Provided data:
· · · · · · ·

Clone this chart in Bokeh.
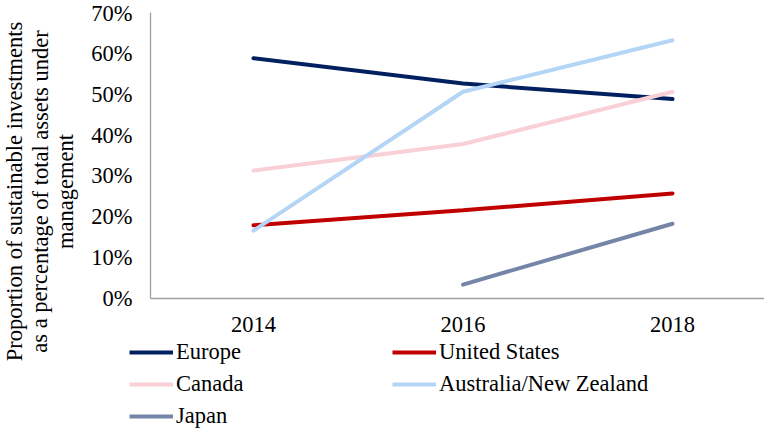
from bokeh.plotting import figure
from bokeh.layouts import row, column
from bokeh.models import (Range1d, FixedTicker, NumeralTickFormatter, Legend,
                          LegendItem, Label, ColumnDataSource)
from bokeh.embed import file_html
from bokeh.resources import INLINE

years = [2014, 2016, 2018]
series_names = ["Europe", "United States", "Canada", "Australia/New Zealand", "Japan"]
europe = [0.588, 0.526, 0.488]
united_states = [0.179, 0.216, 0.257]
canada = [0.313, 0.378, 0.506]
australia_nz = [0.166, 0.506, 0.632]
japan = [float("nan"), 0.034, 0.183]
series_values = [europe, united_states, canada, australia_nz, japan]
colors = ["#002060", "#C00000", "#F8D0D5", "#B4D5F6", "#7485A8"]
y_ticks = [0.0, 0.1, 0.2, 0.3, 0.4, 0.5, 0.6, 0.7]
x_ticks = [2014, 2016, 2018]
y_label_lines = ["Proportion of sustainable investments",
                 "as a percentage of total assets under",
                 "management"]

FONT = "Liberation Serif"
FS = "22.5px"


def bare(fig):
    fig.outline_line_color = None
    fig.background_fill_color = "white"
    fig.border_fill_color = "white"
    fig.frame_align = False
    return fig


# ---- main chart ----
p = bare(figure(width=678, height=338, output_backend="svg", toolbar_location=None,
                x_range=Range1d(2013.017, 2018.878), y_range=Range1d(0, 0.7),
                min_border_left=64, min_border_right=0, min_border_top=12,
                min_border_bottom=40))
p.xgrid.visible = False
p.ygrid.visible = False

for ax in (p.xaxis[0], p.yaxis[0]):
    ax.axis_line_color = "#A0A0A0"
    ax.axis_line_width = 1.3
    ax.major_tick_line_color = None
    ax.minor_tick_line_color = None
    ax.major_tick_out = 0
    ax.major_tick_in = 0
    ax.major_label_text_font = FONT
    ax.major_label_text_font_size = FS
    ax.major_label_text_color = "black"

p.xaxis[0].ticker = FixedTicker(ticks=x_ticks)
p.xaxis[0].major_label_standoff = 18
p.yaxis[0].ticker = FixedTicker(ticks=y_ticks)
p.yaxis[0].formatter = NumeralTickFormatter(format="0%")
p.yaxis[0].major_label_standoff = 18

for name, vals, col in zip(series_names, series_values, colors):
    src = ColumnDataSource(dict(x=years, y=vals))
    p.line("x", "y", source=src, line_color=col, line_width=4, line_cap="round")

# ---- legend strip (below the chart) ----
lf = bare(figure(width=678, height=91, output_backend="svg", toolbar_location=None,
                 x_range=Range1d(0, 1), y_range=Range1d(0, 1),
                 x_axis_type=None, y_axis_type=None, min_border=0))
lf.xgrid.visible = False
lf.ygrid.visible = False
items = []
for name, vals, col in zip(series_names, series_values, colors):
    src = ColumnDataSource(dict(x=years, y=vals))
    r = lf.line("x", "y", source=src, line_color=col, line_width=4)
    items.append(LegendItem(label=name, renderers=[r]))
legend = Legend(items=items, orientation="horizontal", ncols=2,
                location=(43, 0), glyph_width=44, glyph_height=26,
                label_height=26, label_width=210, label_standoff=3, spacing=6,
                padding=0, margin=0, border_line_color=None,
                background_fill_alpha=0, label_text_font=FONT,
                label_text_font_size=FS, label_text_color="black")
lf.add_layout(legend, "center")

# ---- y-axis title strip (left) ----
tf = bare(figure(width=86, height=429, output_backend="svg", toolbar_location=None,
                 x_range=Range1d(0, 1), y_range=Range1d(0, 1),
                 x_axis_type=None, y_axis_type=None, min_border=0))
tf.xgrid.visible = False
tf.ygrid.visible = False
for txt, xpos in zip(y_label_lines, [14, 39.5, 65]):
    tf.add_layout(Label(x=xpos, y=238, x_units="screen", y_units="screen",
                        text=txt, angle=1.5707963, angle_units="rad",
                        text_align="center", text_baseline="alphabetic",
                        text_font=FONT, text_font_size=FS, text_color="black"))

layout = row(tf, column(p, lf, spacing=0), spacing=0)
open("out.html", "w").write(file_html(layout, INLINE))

· · · · · · ·

The request:
Pictures are excluded: retype only the lines from the beginning of the listing above through the line with "from bokeh.resources import INLINE", both included.

Task result:
Clone this chart in Bokeh.
from bokeh.plotting import figure
from bokeh.layouts import row, column
from bokeh.models import (Range1d, FixedTicker, NumeralTickFormatter, Legend,
                          LegendItem, Label, ColumnDataSource)
from bokeh.embed import file_html
from bokeh.resources import INLINE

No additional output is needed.